I tried to test my plotting package in Julia, but had no luck in a successful installation.
As for the multi-core performance, I tried my version of BATSRUS. When I compiled for the first time, it complained to me during linking phase:
FaceGradient.f90:(.text+0x3bb4): relocation truncated to fit: R_AARCH64_TLSLE_ADD_TPREL_HI12 against symbol `__facegradient_MOD_dcoorddxyz_ddfd' defined in .tbss section in Tmp_/FaceGradient.o
Searching on the web leads me to an error related to 32/64 bit system. According to the suggestion, adding -fPIC
flag solved the problem.
Then for the shocktube test, compiled with gfortran -O3
, the results are shown in the following table:
Platform | # of MPI | # of threads | Timings [s] |
---|---|---|---|
Pi ARM 1.5 GHz | 1 | 1 | 2.97 |
Pi ARM 1.5 GHz | 1 | 2 | 1.85 |
Pi ARM 1.5 GHz | 1 | 4 | 1.55 |
Pi ARM 1.5 GHz | 2 | 1 | 2.12 |
Pi ARM 1.5 GHz | 4 | 1 | 2.27 |
Pi ARM 2.05 GHz | 1 | 1 | 2.20 |
Pi ARM 2.05 GHz | 1 | 2 | 2.40 |
Pi ARM 2.05 GHz | 1 | 4 | 2.82 |
Pi ARM 2.05 GHz | 2 | 1 | 1.75 |
Pi ARM 2.05 GHz | 4 | 1 | 2.06 |
Mac i7 2.2 GHz | 1 | 1 | 1.18 |
Mac i7 2.2 GHz | 1 | 2 | 0.85 |
Mac i7 2.2 GHz | 1 | 4 | 0.67 |
Mac i7 2.2 GHz | 2 | 1 | 0.82 |
Mac i7 2.2 GHz | 4 | 1 | 0.68 |
x86 Cascade Lake 2.7 GHz | 1 | 1 | 1.19 |
x86 Cascade Lake 2.7 GHz | 1 | 2 | 0.88 |
x86 Cascade Lake 2.7 GHz | 1 | 4 | 0.72 |
x86 Cascade Lake 2.7 GHz | 2 | 1 | 1.22 |
x86 Cascade Lake 2.7 GHz | 4 | 1 | 0.75 |
So it’s about 2.5x slower on both single core and multi-cores compared to MacBookPro and one of the top supercomputers.

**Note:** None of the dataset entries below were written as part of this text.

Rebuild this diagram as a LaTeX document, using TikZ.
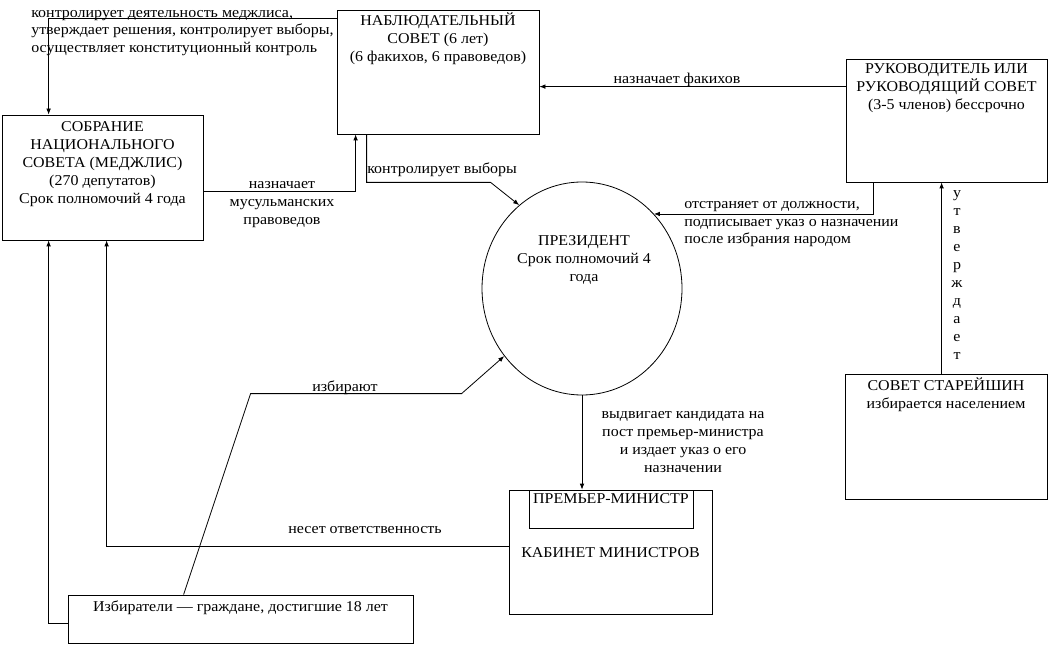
\documentclass[tikz,border=0pt]{standalone}
\usepackage{fontspec}
\setmainfont{Liberation Serif}[FakeStretch=1.065]
\usetikzlibrary{arrows.meta,calc,shapes.geometric}
\tikzset{
  box/.style={draw, line width=0.6pt, rectangle, inner sep=0pt},
  arr/.style={draw, line width=0.6pt, -{Latex[length=4.5pt,width=3.5pt]}},
  txt/.style={inner sep=0pt, align=center, anchor=north, font=\fontsize{11.25pt}{13.5pt}\selectfont},
  ltxt/.style={inner sep=0pt, align=left, anchor=north west, font=\fontsize{11.25pt}{13.1pt}\selectfont},
}
\begin{document}
\begin{tikzpicture}[x=0.75pt,y=-0.75pt]
\useasboundingbox (0,0) rectangle (1049,645);
% boxes
\node[box, minimum width=151.5pt, minimum height=93pt] (nabl) at (438,72) {};
\node[box, minimum width=150.75pt, minimum height=93.75pt] (sobr) at (102.5,177.5) {};
\node[box, minimum width=150.75pt, minimum height=92.25pt] (rukov) at (946.5,120.5) {};
\node[box, ellipse, minimum width=150pt, minimum height=159.75pt] (pres) at (582,288.5) {};
\node[box, minimum width=152.25pt, minimum height=93pt] (kab) at (610.5,552) {};
\node[box, minimum width=123pt, minimum height=28.5pt] (prem) at (611,509) {};
\node[box, minimum width=151.5pt, minimum height=93.75pt] (star) at (946,436.5) {};
\node[box, minimum width=258.75pt, minimum height=36pt] (izb) at (240.5,619) {};
% texts
\node[ltxt] (ctrlT) at (31,10) {контролирует деятельность меджлиса,\\утверждает решения, контролирует выборы,\\осуществляет конституционный контроль};
\node[txt] (nablT) at (438,13) {НАБЛЮДАТЕЛЬНЫЙ\\СОВЕТ  (6 лет)\\(6 факихов, 6 правоведов)};
\node[txt] (sobrT) at (102.5,121.5) {СОБРАНИЕ\\НАЦИОНАЛЬНОГО\\СОВЕТА (МЕДЖЛИС)\\(270 депутатов)\\Срок полномочий 4 года};
\node[txt] (naznT) at (282,181.5) {назначает\\мусульманских\\правоведов};
\node[ltxt] (kvT) at (367,162.5) {контролирует выборы};
\node[txt] (fakT) at (677,72.5) {назначает факихов};
\node[txt] (rukT) at (946.5,63.5) {РУКОВОДИТЕЛЬ ИЛИ\\РУКОВОДЯЩИЙ СОВЕТ\\(3-5 членов) бессрочно};
\node[ltxt] (otsT) at (684,201.5) {отстраняет от должности,\\подписывает указ о назначении\\после избрания народом};
\node[txt] (presT) at (584,235) {ПРЕЗИДЕНТ\\Срок полномочий 4\\года};
\node[txt] (izbrT) at (345,380.5) {избирают};
\node[txt] (vydT) at (683,411) {выдвигает кандидата на\\пост премьер-министра\\и издает указ о его\\назначении};
\node[txt] (premT) at (611,493.5) {ПРЕМЬЕР-МИНИСТР};
\node[txt] (kabT) at (610.5,547.5) {КАБИНЕТ МИНИСТРОВ};
\node[txt] (nesT) at (365,526.5) {несет ответственность};
\node[txt] (izbT) at (240.5,600.5) {Избиратели — граждане, достигшие 18 лет};
\node[txt] (starT) at (946,377.5) {СОВЕТ СТАРЕЙШИН\\избирается населением};
\node[txt] (utvT) at (957,190.5) {у\\т\\в\\е\\р\\ж\\д\\а\\е\\т};
% connectors
\draw[arr] ($(nabl.north west)+(0,9)$) -| ($(sobr.north west)+(47,0)$);
\draw[arr] ($(sobr.north east)+(0,77)$) -| ($(nabl.south west)+(19,0)$);
\draw[arr] ($(nabl.south west)+(30,0)$) |- ++(124,48) -- (pres.127);
\coordinate (f1) at ($(rukov.north west)+(0,28)$);
\draw[arr] (f1) -- (f1 -| nabl.east);
\draw[arr] ($(rukov.south west)+(28,0)$) |- (pres.46);
\coordinate (u1) at ($(star.north west)+(97,0)$);
\draw[arr] (u1) -- (u1 |- rukov.south);
\draw[arr] (pres.south) -- (pres.south |- kab.north);
\draw[arr] ($(kab.north west)+(0,57)$) -| ($(sobr.south west)+(105,0)$);
\draw[arr] ($(izb.north west)+(0,29)$) -| ($(sobr.south west)+(47,0)$);
\draw[arr] ($(izb.north west)+(116,0)$) -- ++(67,-201) -- ++(211,0) -- (pres.221);
\end{tikzpicture}
\end{document}
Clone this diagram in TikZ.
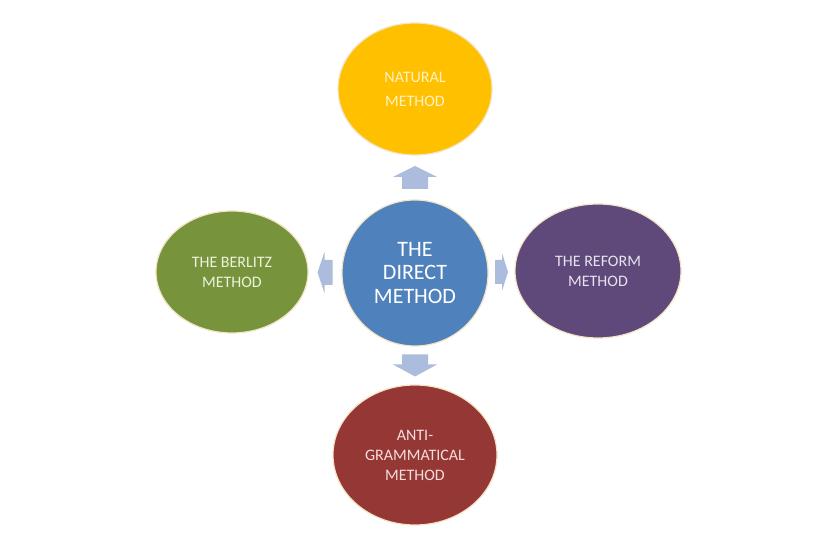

Still reasonable. No idea why the overclock performance degrades for parallel runs. With 4 MPI processes, the highest temperature reaches about 58 degrees Celcius. With 4 threads, the highest temperature reaches 50 degrees, and it’s about 30% slower than 4 MPI. What’s puzzling me is that the parallel performance is in general really bad.
However, I was told the other day that a Monte Carlo code that is using random number generators gives about 1% difference in the result of a very accurate molecular dynamics simulation compared to AMD and Intel CPUs. This is a big warning flag if you want to dive deep into ARM.
Until now, I still don’t understand why a presumably multi-core program like MPI written in C/C++ or Fortran will trigger the fan while Julia ones don’t.